▶ **PROMPT**
The data below should be printed in full, exactly, and without any of its images.
+ + + + + + +
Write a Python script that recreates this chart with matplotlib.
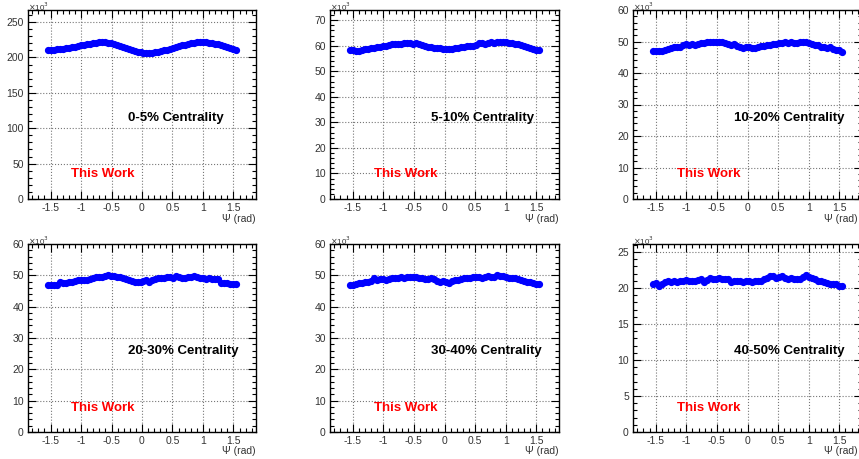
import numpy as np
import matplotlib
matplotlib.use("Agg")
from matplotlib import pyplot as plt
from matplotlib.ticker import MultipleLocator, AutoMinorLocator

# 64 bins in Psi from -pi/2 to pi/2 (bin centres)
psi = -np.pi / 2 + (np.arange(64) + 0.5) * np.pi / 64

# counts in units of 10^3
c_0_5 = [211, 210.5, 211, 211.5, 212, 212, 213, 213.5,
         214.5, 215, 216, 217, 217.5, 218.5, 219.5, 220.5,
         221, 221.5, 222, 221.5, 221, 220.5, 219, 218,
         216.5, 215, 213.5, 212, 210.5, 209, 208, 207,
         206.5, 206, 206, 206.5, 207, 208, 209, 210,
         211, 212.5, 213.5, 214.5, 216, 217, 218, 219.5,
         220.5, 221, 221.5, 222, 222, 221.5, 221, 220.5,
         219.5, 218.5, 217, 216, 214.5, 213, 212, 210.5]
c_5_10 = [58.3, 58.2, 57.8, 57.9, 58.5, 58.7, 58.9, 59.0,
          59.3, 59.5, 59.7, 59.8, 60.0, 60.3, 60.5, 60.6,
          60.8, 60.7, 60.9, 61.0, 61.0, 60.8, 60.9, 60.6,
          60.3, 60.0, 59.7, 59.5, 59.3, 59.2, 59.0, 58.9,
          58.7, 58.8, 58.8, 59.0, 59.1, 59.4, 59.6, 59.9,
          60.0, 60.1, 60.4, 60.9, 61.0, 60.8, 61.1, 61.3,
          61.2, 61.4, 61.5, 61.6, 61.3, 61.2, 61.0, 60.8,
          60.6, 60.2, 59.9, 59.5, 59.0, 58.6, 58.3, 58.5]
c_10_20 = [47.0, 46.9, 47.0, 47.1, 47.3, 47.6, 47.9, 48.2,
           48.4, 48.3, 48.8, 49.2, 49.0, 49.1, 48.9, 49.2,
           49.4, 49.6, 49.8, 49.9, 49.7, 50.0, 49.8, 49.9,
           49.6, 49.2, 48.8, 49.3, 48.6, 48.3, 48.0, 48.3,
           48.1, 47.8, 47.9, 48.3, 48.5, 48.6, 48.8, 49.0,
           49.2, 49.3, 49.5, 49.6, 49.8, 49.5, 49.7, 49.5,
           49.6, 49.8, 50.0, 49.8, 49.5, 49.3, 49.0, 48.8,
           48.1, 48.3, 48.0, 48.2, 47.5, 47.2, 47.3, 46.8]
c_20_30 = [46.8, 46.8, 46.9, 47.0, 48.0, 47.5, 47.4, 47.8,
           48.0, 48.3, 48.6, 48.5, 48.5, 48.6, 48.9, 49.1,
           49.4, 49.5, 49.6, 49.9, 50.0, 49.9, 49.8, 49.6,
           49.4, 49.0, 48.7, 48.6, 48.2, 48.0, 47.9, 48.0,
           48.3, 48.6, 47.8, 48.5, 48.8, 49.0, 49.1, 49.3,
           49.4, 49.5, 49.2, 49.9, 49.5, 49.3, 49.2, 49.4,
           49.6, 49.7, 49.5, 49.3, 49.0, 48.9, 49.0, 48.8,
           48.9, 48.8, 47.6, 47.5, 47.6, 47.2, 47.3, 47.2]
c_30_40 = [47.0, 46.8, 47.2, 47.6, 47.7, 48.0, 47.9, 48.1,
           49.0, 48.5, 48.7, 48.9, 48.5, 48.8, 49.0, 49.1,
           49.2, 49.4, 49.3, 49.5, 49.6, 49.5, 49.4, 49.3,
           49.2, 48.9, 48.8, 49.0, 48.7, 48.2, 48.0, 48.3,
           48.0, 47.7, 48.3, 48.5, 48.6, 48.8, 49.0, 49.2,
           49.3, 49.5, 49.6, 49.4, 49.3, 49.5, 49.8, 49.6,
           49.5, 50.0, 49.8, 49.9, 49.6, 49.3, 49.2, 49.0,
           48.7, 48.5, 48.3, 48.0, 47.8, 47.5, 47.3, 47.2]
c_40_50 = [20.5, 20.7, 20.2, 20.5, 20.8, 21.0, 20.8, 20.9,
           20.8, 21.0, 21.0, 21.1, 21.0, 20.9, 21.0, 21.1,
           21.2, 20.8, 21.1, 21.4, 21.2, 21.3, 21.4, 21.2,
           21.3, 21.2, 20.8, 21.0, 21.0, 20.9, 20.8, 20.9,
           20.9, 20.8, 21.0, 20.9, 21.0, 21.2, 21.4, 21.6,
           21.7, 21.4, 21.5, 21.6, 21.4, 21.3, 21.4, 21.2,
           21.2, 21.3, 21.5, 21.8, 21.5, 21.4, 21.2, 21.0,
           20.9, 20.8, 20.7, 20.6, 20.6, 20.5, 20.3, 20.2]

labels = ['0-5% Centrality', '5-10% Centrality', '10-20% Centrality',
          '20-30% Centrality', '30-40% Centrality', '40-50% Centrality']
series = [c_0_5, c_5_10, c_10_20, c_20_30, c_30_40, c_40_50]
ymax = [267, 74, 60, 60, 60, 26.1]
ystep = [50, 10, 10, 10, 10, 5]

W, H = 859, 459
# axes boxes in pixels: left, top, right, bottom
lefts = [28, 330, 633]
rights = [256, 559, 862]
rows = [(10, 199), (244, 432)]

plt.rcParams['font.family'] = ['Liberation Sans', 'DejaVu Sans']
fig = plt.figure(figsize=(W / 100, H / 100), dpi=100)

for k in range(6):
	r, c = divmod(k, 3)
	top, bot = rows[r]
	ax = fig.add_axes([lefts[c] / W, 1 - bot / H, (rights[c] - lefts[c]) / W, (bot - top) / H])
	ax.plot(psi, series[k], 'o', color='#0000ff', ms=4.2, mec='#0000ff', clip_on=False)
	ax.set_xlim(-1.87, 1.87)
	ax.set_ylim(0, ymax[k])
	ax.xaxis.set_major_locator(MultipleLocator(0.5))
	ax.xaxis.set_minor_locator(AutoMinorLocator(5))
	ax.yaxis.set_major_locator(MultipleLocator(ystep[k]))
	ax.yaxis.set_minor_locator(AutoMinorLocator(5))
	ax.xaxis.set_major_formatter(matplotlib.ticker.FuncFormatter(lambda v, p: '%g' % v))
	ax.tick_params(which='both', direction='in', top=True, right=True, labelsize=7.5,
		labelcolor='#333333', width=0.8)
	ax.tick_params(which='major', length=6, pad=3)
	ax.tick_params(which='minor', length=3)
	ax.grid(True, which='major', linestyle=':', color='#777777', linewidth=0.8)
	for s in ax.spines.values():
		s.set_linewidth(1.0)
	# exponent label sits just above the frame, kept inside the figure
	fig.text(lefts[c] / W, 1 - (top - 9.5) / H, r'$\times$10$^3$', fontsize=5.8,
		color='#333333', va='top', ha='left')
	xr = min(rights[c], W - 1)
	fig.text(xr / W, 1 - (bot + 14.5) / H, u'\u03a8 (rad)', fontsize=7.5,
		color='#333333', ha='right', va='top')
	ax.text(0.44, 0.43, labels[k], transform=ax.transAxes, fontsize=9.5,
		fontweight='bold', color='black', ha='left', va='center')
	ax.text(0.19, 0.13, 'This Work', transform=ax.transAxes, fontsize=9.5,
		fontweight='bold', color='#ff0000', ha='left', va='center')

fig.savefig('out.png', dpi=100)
+ + + + + + +
▶ **SOLVED EXERCISE**
Write a Python script that recreates this chart with matplotlib.
import numpy as np
import matplotlib
matplotlib.use("Agg")
from matplotlib import pyplot as plt
from matplotlib.ticker import MultipleLocator, AutoMinorLocator

# 64 bins in Psi from -pi/2 to pi/2 (bin centres)
psi = -np.pi / 2 + (np.arange(64) + 0.5) * np.pi / 64

# counts in units of 10^3
c_0_5 = [211, 210.5, 211, 211.5, 212, 212, 213, 213.5,
         214.5, 215, 216, 217, 217.5, 218.5, 219.5, 220.5,
         221, 221.5, 222, 221.5, 221, 220.5, 219, 218,
         216.5, 215, 213.5, 212, 210.5, 209, 208, 207,
         206.5, 206, 206, 206.5, 207, 208, 209, 210,
         211, 212.5, 213.5, 214.5, 216, 217, 218, 219.5,
         220.5, 221, 221.5, 222, 222, 221.5, 221, 220.5,
         219.5, 218.5, 217, 216, 214.5, 213, 212, 210.5]
c_5_10 = [58.3, 58.2, 57.8, 57.9, 58.5, 58.7, 58.9, 59.0,
          59.3, 59.5, 59.7, 59.8, 60.0, 60.3, 60.5, 60.6,
          60.8, 60.7, 60.9, 61.0, 61.0, 60.8, 60.9, 60.6,
          60.3, 60.0, 59.7, 59.5, 59.3, 59.2, 59.0, 58.9,
          58.7, 58.8, 58.8, 59.0, 59.1, 59.4, 59.6, 59.9,
          60.0, 60.1, 60.4, 60.9, 61.0, 60.8, 61.1, 61.3,
          61.2, 61.4, 61.5, 61.6, 61.3, 61.2, 61.0, 60.8,
          60.6, 60.2, 59.9, 59.5, 59.0, 58.6, 58.3, 58.5]
c_10_20 = [47.0, 46.9, 47.0, 47.1, 47.3, 47.6, 47.9, 48.2,
           48.4, 48.3, 48.8, 49.2, 49.0, 49.1, 48.9, 49.2,
           49.4, 49.6, 49.8, 49.9, 49.7, 50.0, 49.8, 49.9,
           49.6, 49.2, 48.8, 49.3, 48.6, 48.3, 48.0, 48.3,
           48.1, 47.8, 47.9, 48.3, 48.5, 48.6, 48.8, 49.0,
           49.2, 49.3, 49.5, 49.6, 49.8, 49.5, 49.7, 49.5,
           49.6, 49.8, 50.0, 49.8, 49.5, 49.3, 49.0, 48.8,
           48.1, 48.3, 48.0, 48.2, 47.5, 47.2, 47.3, 46.8]
c_20_30 = [46.8, 46.8, 46.9, 47.0, 48.0, 47.5, 47.4, 47.8,
           48.0, 48.3, 48.6, 48.5, 48.5, 48.6, 48.9, 49.1,
           49.4, 49.5, 49.6, 49.9, 50.0, 49.9, 49.8, 49.6,
           49.4, 49.0, 48.7, 48.6, 48.2, 48.0, 47.9, 48.0,
           48.3, 48.6, 47.8, 48.5, 48.8, 49.0, 49.1, 49.3,
           49.4, 49.5, 49.2, 49.9, 49.5, 49.3, 49.2, 49.4,
           49.6, 49.7, 49.5, 49.3, 49.0, 48.9, 49.0, 48.8,
           48.9, 48.8, 47.6, 47.5, 47.6, 47.2, 47.3, 47.2]
c_30_40 = [47.0, 46.8, 47.2, 47.6, 47.7, 48.0, 47.9, 48.1,
           49.0, 48.5, 48.7, 48.9, 48.5, 48.8, 49.0, 49.1,
           49.2, 49.4, 49.3, 49.5, 49.6, 49.5, 49.4, 49.3,
           49.2, 48.9, 48.8, 49.0, 48.7, 48.2, 48.0, 48.3,
           48.0, 47.7, 48.3, 48.5, 48.6, 48.8, 49.0, 49.2,
           49.3, 49.5, 49.6, 49.4, 49.3, 49.5, 49.8, 49.6,
           49.5, 50.0, 49.8, 49.9, 49.6, 49.3, 49.2, 49.0,
           48.7, 48.5, 48.3, 48.0, 47.8, 47.5, 47.3, 47.2]
c_40_50 = [20.5, 20.7, 20.2, 20.5, 20.8, 21.0, 20.8, 20.9,
           20.8, 21.0, 21.0, 21.1, 21.0, 20.9, 21.0, 21.1,
           21.2, 20.8, 21.1, 21.4, 21.2, 21.3, 21.4, 21.2,
           21.3, 21.2, 20.8, 21.0, 21.0, 20.9, 20.8, 20.9,
           20.9, 20.8, 21.0, 20.9, 21.0, 21.2, 21.4, 21.6,
           21.7, 21.4, 21.5, 21.6, 21.4, 21.3, 21.4, 21.2,
           21.2, 21.3, 21.5, 21.8, 21.5, 21.4, 21.2, 21.0,
           20.9, 20.8, 20.7, 20.6, 20.6, 20.5, 20.3, 20.2]

labels = ['0-5% Centrality', '5-10% Centrality', '10-20% Centrality',
          '20-30% Centrality', '30-40% Centrality', '40-50% Centrality']
series = [c_0_5, c_5_10, c_10_20, c_20_30, c_30_40, c_40_50]
ymax = [267, 74, 60, 60, 60, 26.1]
ystep = [50, 10, 10, 10, 10, 5]

W, H = 859, 459
# axes boxes in pixels: left, top, right, bottom
lefts = [28, 330, 633]
rights = [256, 559, 862]
rows = [(10, 199), (244, 432)]

plt.rcParams['font.family'] = ['Liberation Sans', 'DejaVu Sans']
fig = plt.figure(figsize=(W / 100, H / 100), dpi=100)

for k in range(6):
	r, c = divmod(k, 3)
	top, bot = rows[r]
	ax = fig.add_axes([lefts[c] / W, 1 - bot / H, (rights[c] - lefts[c]) / W, (bot - top) / H])
	ax.plot(psi, series[k], 'o', color='#0000ff', ms=4.2, mec='#0000ff', clip_on=False)
	ax.set_xlim(-1.87, 1.87)
	ax.set_ylim(0, ymax[k])
	ax.xaxis.set_major_locator(MultipleLocator(0.5))
	ax.xaxis.set_minor_locator(AutoMinorLocator(5))
	ax.yaxis.set_major_locator(MultipleLocator(ystep[k]))
	ax.yaxis.set_minor_locator(AutoMinorLocator(5))
	ax.xaxis.set_major_formatter(matplotlib.ticker.FuncFormatter(lambda v, p: '%g' % v))
	ax.tick_params(which='both', direction='in', top=True, right=True, labelsize=7.5,
		labelcolor='#333333', width=0.8)
	ax.tick_params(which='major', length=6, pad=3)
	ax.tick_params(which='minor', length=3)
	ax.grid(True, which='major', linestyle=':', color='#777777', linewidth=0.8)
	for s in ax.spines.values():
		s.set_linewidth(1.0)
	# exponent label sits just above the frame, kept inside the figure
	fig.text(lefts[c] / W, 1 - (top - 9.5) / H, r'$\times$10$^3$', fontsize=5.8,
		color='#333333', va='top', ha='left')
	xr = min(rights[c], W - 1)
	fig.text(xr / W, 1 - (bot + 14.5) / H, u'\u03a8 (rad)', fontsize=7.5,
		color='#333333', ha='right', va='top')
	ax.text(0.44, 0.43, labels[k], transform=ax.transAxes, fontsize=9.5,
		fontweight='bold', color='black', ha='left', va='center')
	ax.text(0.19, 0.13, 'This Work', transform=ax.transAxes, fontsize=9.5,
		fontweight='bold', color='#ff0000', ha='left', va='center')

fig.savefig('out.png', dpi=100)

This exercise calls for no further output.